Dumping is delayed discharge, yet the British government still wishes to
dispose of high-level radioactive waste at sea. The only possible acceptable
option is storage beneath the sea in containers that can be monitored and
recovered.

Looking at European Community legislation, it is clear that Britain
is ignoring the spirit and the letter of the law. Responding to the 1976
Directive on Bathing Waters, Britain initially designated less bathing beaches
than land-locked Luxembourg. Blackpool, the country’s most famous beach,
was not even on the list. Now, following the Shellfish Directive on pollution
levels in shellfish beds, the government has decided that the only beds
to be designated are those that already reach the laid-down standard.
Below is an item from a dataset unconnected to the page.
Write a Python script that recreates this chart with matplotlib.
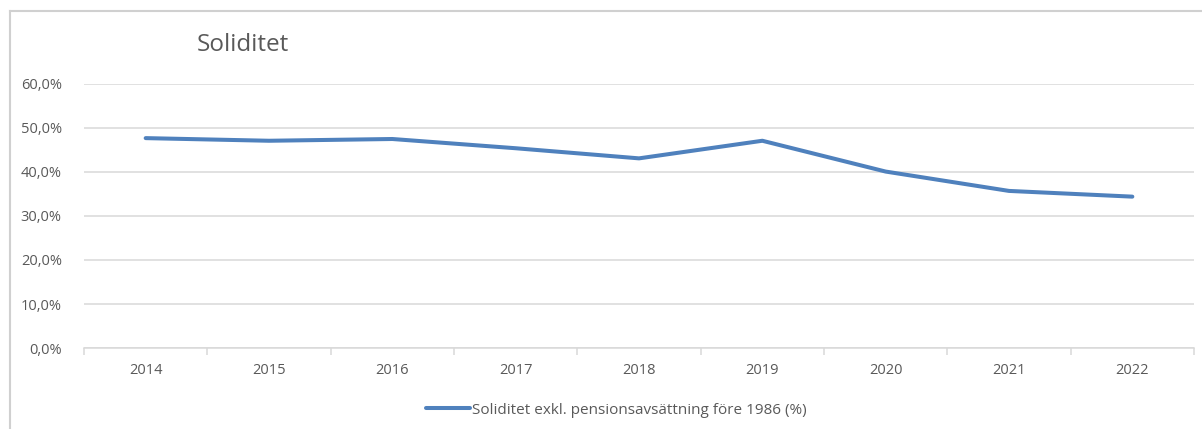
import matplotlib
matplotlib.use("Agg")
import matplotlib.pyplot as plt
from matplotlib.lines import Line2D
from matplotlib.ticker import FuncFormatter

years = ["2014", "2015", "2016", "2017", "2018", "2019", "2020", "2021", "2022"]
soliditet = [47.7, 47.1, 47.5, 45.4, 43.1, 47.1, 40.1, 35.7, 34.4]
series_label = "Soliditet exkl. pensionsavsättning före 1986 (%)"
title = "Soliditet"

plt.rcParams['font.family'] = ['Open Sans', 'DejaVu Sans']

W, H = 1202, 429
fig = plt.figure(figsize=(W / 100, H / 100), dpi=100)
ax = fig.add_axes([84 / W, 1 - 348 / H, (1194 - 84) / W, (348 - 84) / H])

grid_c = "#d9d9d9"
text_c = "#595959"

x = list(range(len(years)))
line, = ax.plot(x, soliditet, color="#4f81bd", lw=2.9, solid_capstyle="round",
                solid_joinstyle="round", label=series_label, clip_on=False)

ax.set_ylim(0, 60)
ax.set_xlim(-0.5, len(years) - 0.5)
ax.set_yticks(range(0, 61, 10))
ax.yaxis.set_major_formatter(FuncFormatter(lambda v, p: f"{v:.1f}%".replace(".", ",")))
ax.tick_params(axis="y", length=0, pad=16, labelsize=10.5, labelcolor=text_c)
ax.grid(axis="y", color=grid_c, lw=1.1)
ax.set_axisbelow(True)

# category ticks between years, labels at centers
ax.set_xticks([i - 0.5 for i in range(len(years) + 1)])
ax.set_xticklabels([])
ax.set_xticks(x, minor=True)
ax.set_xticklabels(years, minor=True)
ax.tick_params(axis="x", which="major", length=5, color=grid_c, width=1.1)
ax.tick_params(axis="x", which="minor", length=0, pad=11, labelsize=10.5, labelcolor=text_c)

for s in ["top", "right", "left"]:
    ax.spines[s].set_visible(False)
ax.spines["bottom"].set_color(grid_c)
ax.spines["bottom"].set_linewidth(1.1)

fig.text(197 / W, 1 - 45 / H, title, fontsize=17.5, color=text_c, va="center", ha="left")

fig.legend(handles=[line], loc="center", bbox_to_anchor=(616 / W, 1 - 410 / H),
           frameon=False, fontsize=11, labelcolor=text_c, handlelength=2.9,
           handletextpad=0.1)

# spreadsheet frame
fig.add_artist(Line2D([10 / W, 10 / W], [0, 1 - 11 / H], color="#d0d0d0", lw=1.5))
fig.add_artist(Line2D([10 / W, 1], [1 - 11 / H, 1 - 11 / H], color="#d0d0d0", lw=1.5))

fig.savefig("out.png", dpi=100)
From
a global perspective, Britain also acts as a brake on progress. Lobbying
from right-wing pressure groups in the US, concerned to protect the rights
of private enterprises to exploit the Antartctic and the Moon, stopped Britain
signing the Law of the Sea Treaty, making Britain and the US the sole ideological
opponents of the idea of the oceans as the common heritage of humanity.

What is to be done? The first move must be to follow the Japanese in
protecting offshore areas. Since the recognition of 200-mile Exclusive Economic
Zones adjacent to all coasts, the Japanese have argued that this ‘garden’
to their homeland must be ‘cultivated’. This image for the North Sea and
the Mediterranean might help to transform them from the cesspits they are
in danger of becoming. In the short term, the best hope lies with regional
cooperation of the countries around such seas. After 1992, the European
Community might act as a catalyst for action. In the longer term, action
has to be at a global level. The study of plate tectonics has provided a
treasure map of the ocean resources of the world that can be raped or managed.
It is in all our interests that they be managed. Poisoners of the Seas provides
much of the ammunition but little of the battle plan.

Glyn Ford is a member of the European Parliament.